Retype the whole listing, please, keeping every line exact and dropping the pictures.

::::::::::

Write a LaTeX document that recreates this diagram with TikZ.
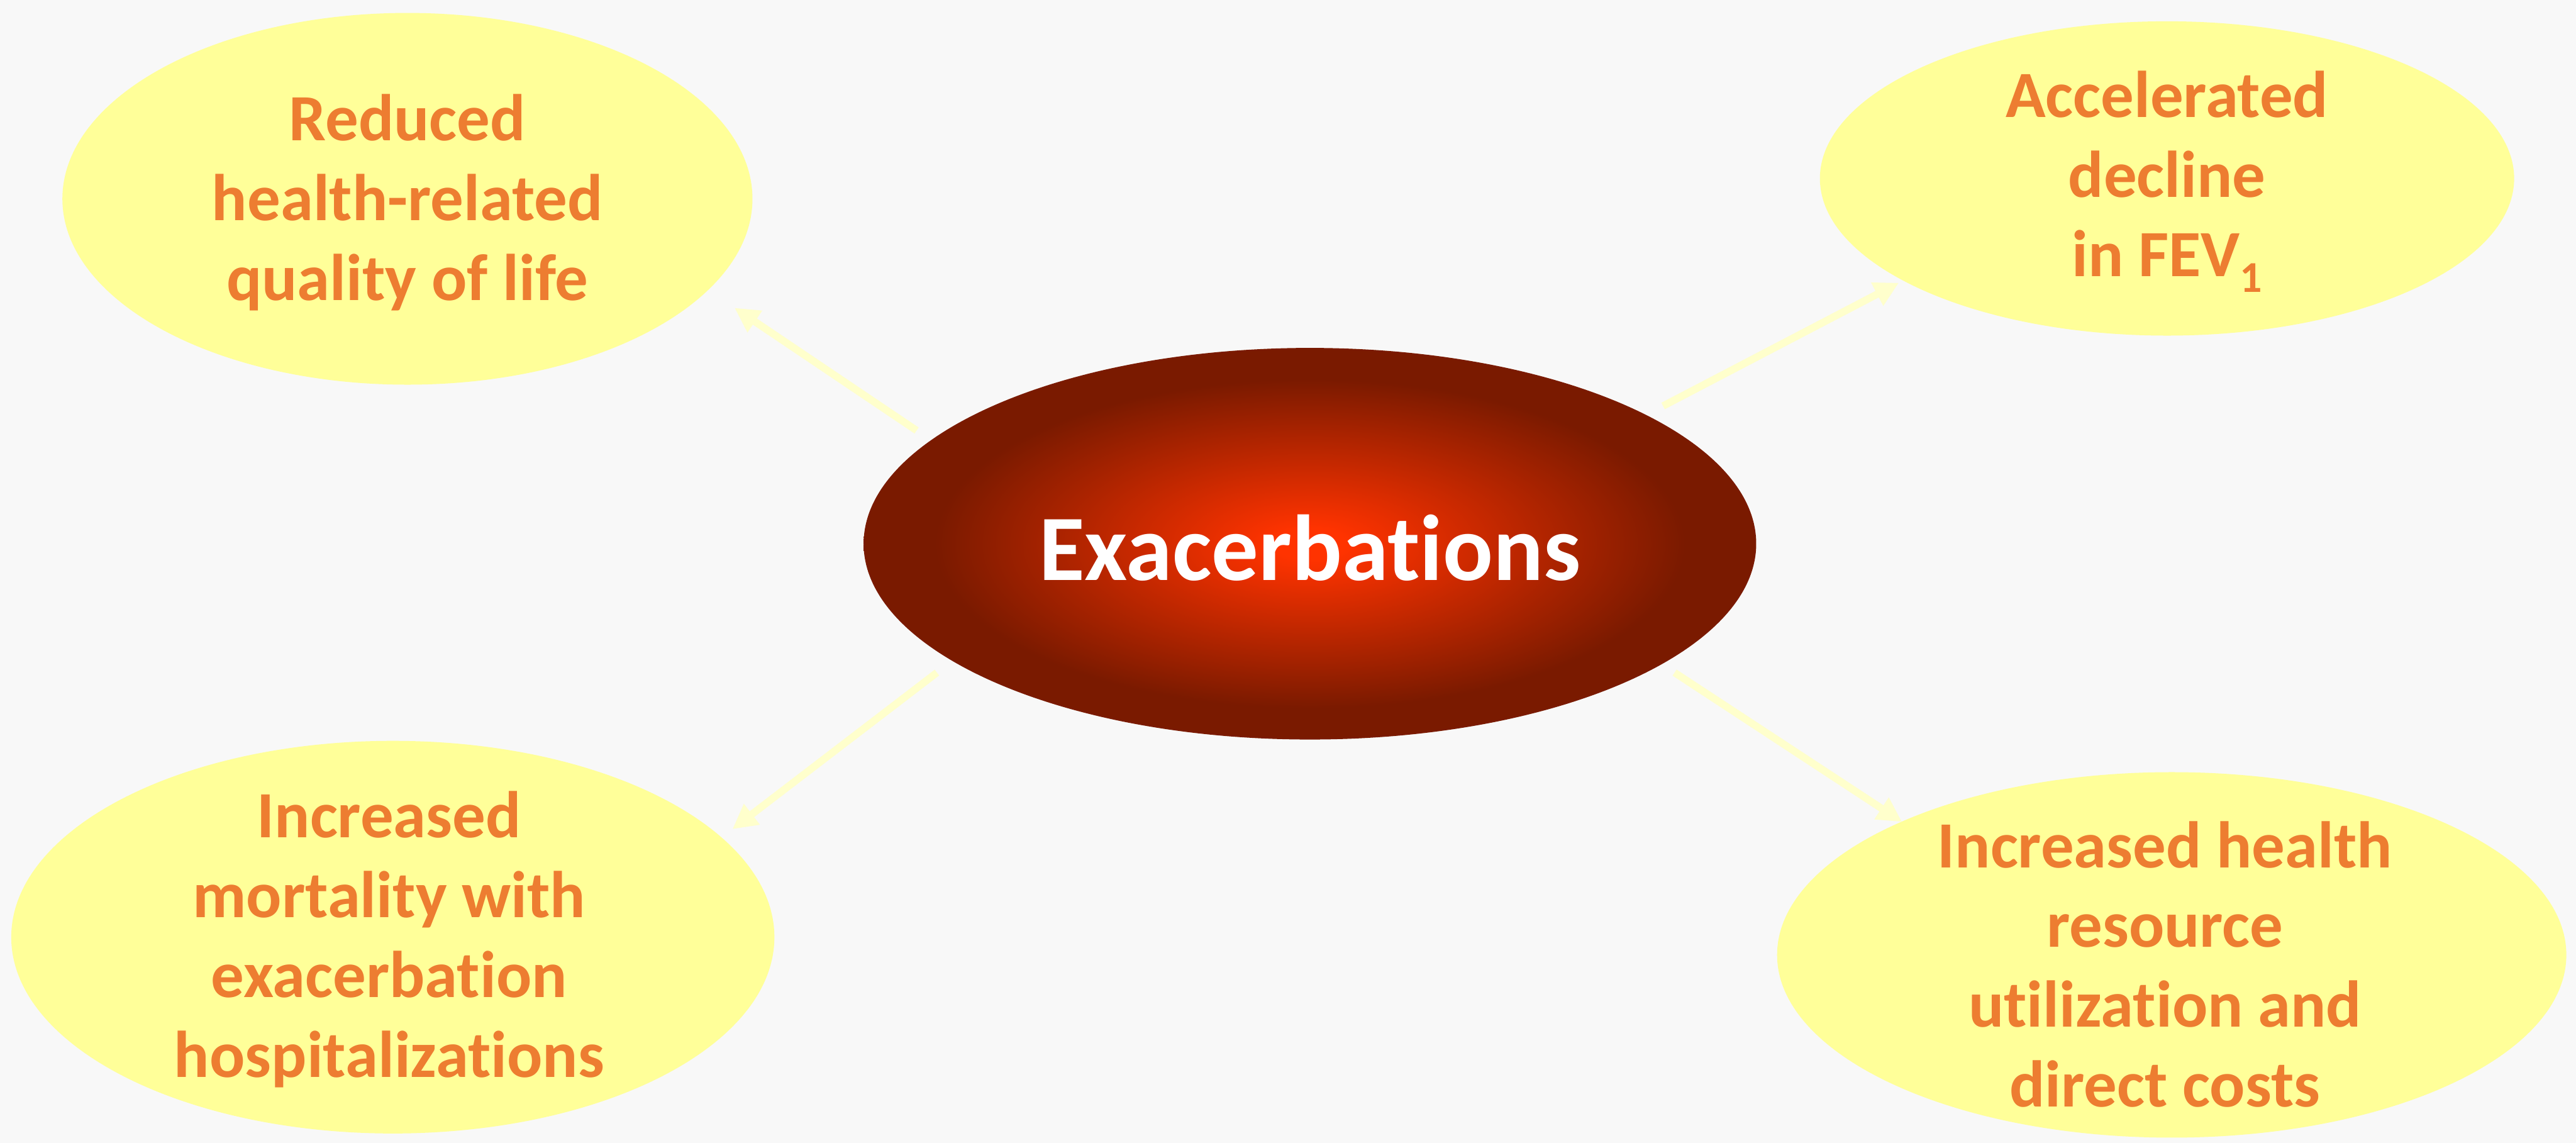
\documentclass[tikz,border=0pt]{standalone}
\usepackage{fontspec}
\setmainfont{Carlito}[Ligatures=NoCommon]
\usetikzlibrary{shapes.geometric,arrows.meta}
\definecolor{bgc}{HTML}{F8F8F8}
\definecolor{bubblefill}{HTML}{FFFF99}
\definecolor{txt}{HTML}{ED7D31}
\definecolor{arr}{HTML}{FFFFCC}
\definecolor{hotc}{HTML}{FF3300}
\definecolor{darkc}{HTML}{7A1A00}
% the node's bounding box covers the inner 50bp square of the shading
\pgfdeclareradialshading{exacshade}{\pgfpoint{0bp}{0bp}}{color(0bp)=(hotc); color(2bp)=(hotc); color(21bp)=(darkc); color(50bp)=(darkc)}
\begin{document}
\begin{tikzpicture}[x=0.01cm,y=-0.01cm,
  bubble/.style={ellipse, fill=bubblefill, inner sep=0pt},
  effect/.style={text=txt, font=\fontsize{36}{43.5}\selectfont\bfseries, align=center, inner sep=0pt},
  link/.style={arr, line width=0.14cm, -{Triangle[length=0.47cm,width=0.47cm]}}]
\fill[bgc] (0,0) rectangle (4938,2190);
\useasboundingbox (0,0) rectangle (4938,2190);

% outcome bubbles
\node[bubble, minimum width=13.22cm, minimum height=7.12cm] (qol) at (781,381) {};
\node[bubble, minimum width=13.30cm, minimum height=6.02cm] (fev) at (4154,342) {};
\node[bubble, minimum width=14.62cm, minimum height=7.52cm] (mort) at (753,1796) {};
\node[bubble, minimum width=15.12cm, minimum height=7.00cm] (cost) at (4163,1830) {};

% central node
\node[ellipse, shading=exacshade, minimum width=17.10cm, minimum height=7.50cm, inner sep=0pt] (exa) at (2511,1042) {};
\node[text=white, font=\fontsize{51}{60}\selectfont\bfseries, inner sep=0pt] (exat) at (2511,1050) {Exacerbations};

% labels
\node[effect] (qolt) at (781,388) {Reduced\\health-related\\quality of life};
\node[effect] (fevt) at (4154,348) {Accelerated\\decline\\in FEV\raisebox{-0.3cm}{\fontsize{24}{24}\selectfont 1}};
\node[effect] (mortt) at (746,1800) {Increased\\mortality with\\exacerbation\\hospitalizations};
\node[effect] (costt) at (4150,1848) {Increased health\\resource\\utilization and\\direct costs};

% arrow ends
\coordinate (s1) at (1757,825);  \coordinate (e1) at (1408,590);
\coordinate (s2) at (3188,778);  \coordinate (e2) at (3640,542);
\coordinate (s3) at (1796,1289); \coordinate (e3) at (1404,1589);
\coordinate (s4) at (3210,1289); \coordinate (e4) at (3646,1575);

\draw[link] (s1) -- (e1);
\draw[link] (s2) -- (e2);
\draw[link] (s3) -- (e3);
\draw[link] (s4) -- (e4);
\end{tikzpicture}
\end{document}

::::::::::

SOLUTION TO THIS PROBLEM:
Write a LaTeX document that recreates this diagram with TikZ.
\documentclass[tikz,border=0pt]{standalone}
\usepackage{fontspec}
\setmainfont{Carlito}[Ligatures=NoCommon]
\usetikzlibrary{shapes.geometric,arrows.meta}
\definecolor{bgc}{HTML}{F8F8F8}
\definecolor{bubblefill}{HTML}{FFFF99}
\definecolor{txt}{HTML}{ED7D31}
\definecolor{arr}{HTML}{FFFFCC}
\definecolor{hotc}{HTML}{FF3300}
\definecolor{darkc}{HTML}{7A1A00}
% the node's bounding box covers the inner 50bp square of the shading
\pgfdeclareradialshading{exacshade}{\pgfpoint{0bp}{0bp}}{color(0bp)=(hotc); color(2bp)=(hotc); color(21bp)=(darkc); color(50bp)=(darkc)}
\begin{document}
\begin{tikzpicture}[x=0.01cm,y=-0.01cm,
  bubble/.style={ellipse, fill=bubblefill, inner sep=0pt},
  effect/.style={text=txt, font=\fontsize{36}{43.5}\selectfont\bfseries, align=center, inner sep=0pt},
  link/.style={arr, line width=0.14cm, -{Triangle[length=0.47cm,width=0.47cm]}}]
\fill[bgc] (0,0) rectangle (4938,2190);
\useasboundingbox (0,0) rectangle (4938,2190);

% outcome bubbles
\node[bubble, minimum width=13.22cm, minimum height=7.12cm] (qol) at (781,381) {};
\node[bubble, minimum width=13.30cm, minimum height=6.02cm] (fev) at (4154,342) {};
\node[bubble, minimum width=14.62cm, minimum height=7.52cm] (mort) at (753,1796) {};
\node[bubble, minimum width=15.12cm, minimum height=7.00cm] (cost) at (4163,1830) {};

% central node
\node[ellipse, shading=exacshade, minimum width=17.10cm, minimum height=7.50cm, inner sep=0pt] (exa) at (2511,1042) {};
\node[text=white, font=\fontsize{51}{60}\selectfont\bfseries, inner sep=0pt] (exat) at (2511,1050) {Exacerbations};

% labels
\node[effect] (qolt) at (781,388) {Reduced\\health-related\\quality of life};
\node[effect] (fevt) at (4154,348) {Accelerated\\decline\\in FEV\raisebox{-0.3cm}{\fontsize{24}{24}\selectfont 1}};
\node[effect] (mortt) at (746,1800) {Increased\\mortality with\\exacerbation\\hospitalizations};
\node[effect] (costt) at (4150,1848) {Increased health\\resource\\utilization and\\direct costs};

% arrow ends
\coordinate (s1) at (1757,825);  \coordinate (e1) at (1408,590);
\coordinate (s2) at (3188,778);  \coordinate (e2) at (3640,542);
\coordinate (s3) at (1796,1289); \coordinate (e3) at (1404,1589);
\coordinate (s4) at (3210,1289); \coordinate (e4) at (3646,1575);

\draw[link] (s1) -- (e1);
\draw[link] (s2) -- (e2);
\draw[link] (s3) -- (e3);
\draw[link] (s4) -- (e4);
\end{tikzpicture}
\end{document}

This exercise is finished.